About a year ago, I ran a post asking how big a business referral network should be. Steve Shue, always helpful, posted a comment with links to discussions about Dunbar Numbers. Anthropologist Robin Dunbar hypothesized that a person could maintain around 150 stable relationships. Other estimates from other studies generally fall in this order of magnitude, though electronic communications may increase the number.
I have thought about Dunbar Numbers ever since and have some observations about them. First, definitions of "stable" may vary in different circumstances. For example, an auditor may only count client relationships that last many years as stable, but a professional who does many small projects, say a competitive intelligence consultant, may describe some relationships that last less than five years with the same word.
Second, not all relationships in a network are stable. We need to sort through several unstable relationships to find each one that becomes stable. Because the competitive intelligence consultant has a higher turnover rate in his core, stable network, he needs a larger pool of total relationships than the auditor does, in order to winnow through enough unstable relationships to keep sufficient stable ones. In my experience professionals with evergreen services generally don't have networks as large as those who sell project work.
Third, when a person first deliberately starts to build a network, she must winnow through a large number of unstable relationships to do so. Also, in my experience, people building a practice must actively work larger networks than those who are well established.

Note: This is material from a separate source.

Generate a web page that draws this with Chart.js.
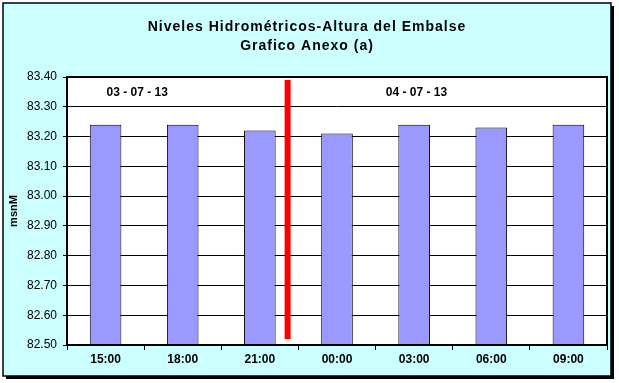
<!DOCTYPE html>
<html>
<head>
<meta charset="utf-8">
<script src="https://cdn.jsdelivr.net/npm/chart.js@4/dist/chart.umd.min.js"></script>
<style>
  html, body { margin: 0; padding: 0; background: #ffffff; }
  #wrap { width: 619px; height: 383px; }
</style>
</head>
<body>
<div id="wrap"><canvas id="c" width="619" height="383"></canvas></div>
<script>
// ---- data ----
const categories = ["15:00", "18:00", "21:00", "00:00", "03:00", "06:00", "09:00"];
const levels = [83.24, 83.24, 83.22, 83.21, 83.24, 83.23, 83.24];
const titleLines = ["Niveles Hidrométricos-Altura del Embalse", "Grafico Anexo (a)"];
const yAxisTitle = "msnM";
const yMin = 82.50, yMax = 83.40, yStep = 0.10;
const dateLabels = ["03 - 07 - 13", "04 - 07 - 13"];
const dateLabelX = [0.41, 4.03];     // position in category units
const dateLabelY = 83.348;           // level at which date labels sit
const dividerX = [2.36, 2.36];        // day divider (category units)
const dividerY = [82.52, 83.39];

const FONT = "'Liberation Sans', Arial, sans-serif";

const framePlugin = {
  id: 'frame',
  beforeDraw(chart) {
    const ctx = chart.ctx;
    ctx.save();
    ctx.fillStyle = '#ffffff';
    ctx.fillRect(0, 0, chart.width, chart.height);
    // shadow
    ctx.fillStyle = '#000000';
    ctx.fillRect(6, 6, 608, 373);
    // cyan frame
    ctx.fillStyle = '#CCFFFF';
    ctx.fillRect(3, 3, 608, 373);
    ctx.strokeStyle = '#000000';
    ctx.lineWidth = 1.5;
    ctx.strokeRect(3, 3, 608, 373);
    // white plot area
    const a = chart.chartArea;
    ctx.fillStyle = '#ffffff';
    ctx.fillRect(a.left, a.top, a.right - a.left, a.bottom - a.top);
    // title
    ctx.fillStyle = '#000000';
    ctx.font = "bold 14px " + FONT;
    ctx.textAlign = 'center';
    ctx.textBaseline = 'middle';
    if ('letterSpacing' in ctx) ctx.letterSpacing = '1px';
    const cx = (3 + 611) / 2;
    titleLines.forEach((t, i) => ctx.fillText(t, cx, 27 + i * 19));
    ctx.restore();
  },
  afterDatasetsDraw(chart) {
    const ctx = chart.ctx;
    const a = chart.chartArea;
    const xs = chart.scales.xLin, ys = chart.scales.y;
    ctx.save();
    ctx.font = "bold 12px " + FONT;
    ctx.fillStyle = '#000000';
    ctx.textAlign = 'center';
    ctx.textBaseline = 'middle';
    dateLabels.forEach((t, i) => {
      ctx.fillText(t, xs.getPixelForValue(dateLabelX[i]), ys.getPixelForValue(dateLabelY));
    });
    ctx.strokeStyle = '#000000';
    ctx.lineWidth = 2;
    ctx.strokeRect(a.left, a.top, a.right - a.left, a.bottom - a.top);
    ctx.restore();
  }
};

new Chart(document.getElementById('c'), {
  type: 'bar',
  data: {
    labels: categories,
    datasets: [
      {
        type: 'bar',
        data: levels,
        backgroundColor: '#9999FF',
        borderColor: '#000000',
        borderWidth: 1,
        barPercentage: 0.41,
        categoryPercentage: 1.0,
        grouped: false,
        xAxisID: 'x',
        yAxisID: 'y',
        order: 2
      },
      {
        type: 'line',
        data: dividerX.map((x, i) => ({ x: x, y: dividerY[i] })),
        borderColor: '#FF0000',
        borderWidth: 6,
        borderCapStyle: 'butt',
        pointRadius: 0,
        fill: false,
        xAxisID: 'xLin',
        yAxisID: 'y',
        order: 1
      }
    ]
  },
  options: {
    responsive: false,
    animation: false,
    layout: { padding: { left: 0, right: 12, top: 77, bottom: 0 } },
    plugins: {
      legend: { display: false },
      tooltip: { enabled: false },
      title: { display: false }
    },
    scales: {
      x: {
        type: 'category',
        offset: true,
        grid: {
          offset: true,
          drawOnChartArea: false,
          drawTicks: true,
          tickLength: 5,
          color: '#000000',
          lineWidth: 1
        },
        border: { display: true, color: '#000000', width: 2 },
        ticks: {
          color: '#000000',
          padding: 2,
          maxRotation: 0,
          font: { family: FONT, size: 12, weight: 'bold' }
        },
        afterFit(scale) { scale.height = 38; }
      },
      xLin: {
        type: 'linear',
        display: false,
        offset: false,
        grid: { offset: false },
        min: -0.5,
        max: categories.length - 0.5
      },
      y: {
        type: 'linear',
        min: yMin,
        max: yMax,
        grid: {
          color: '#000000',
          lineWidth: 1,
          drawTicks: true,
          tickLength: 4
        },
        border: { display: true, color: '#000000', width: 2 },
        ticks: {
          stepSize: yStep,
          color: '#000000',
          padding: 6,
          font: { family: FONT, size: 12 },
          callback: (v) => Number(v).toFixed(2)
        },
        title: {
          display: true,
          text: yAxisTitle,
          color: '#000000',
          font: { family: FONT, size: 11, weight: 'bold' },
          padding: { top: 7, bottom: 0 }
        },
        afterFit(scale) { scale.width = 67; }
      }
    }
  },
  plugins: [framePlugin]
});
</script>
</body>
</html>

Fourth, we do not look for stability in every relationship. It is quite possible to network with a person for a few months or years and then find that mutual benefit from doing so declines. Networks are full of special cases for special purposes, such as the person an architect networks with to pursue work in a specific distant location once or twice in a career.
All of this is a long way of making the point that to have a good referral network, you probably need to know more people than you think you do.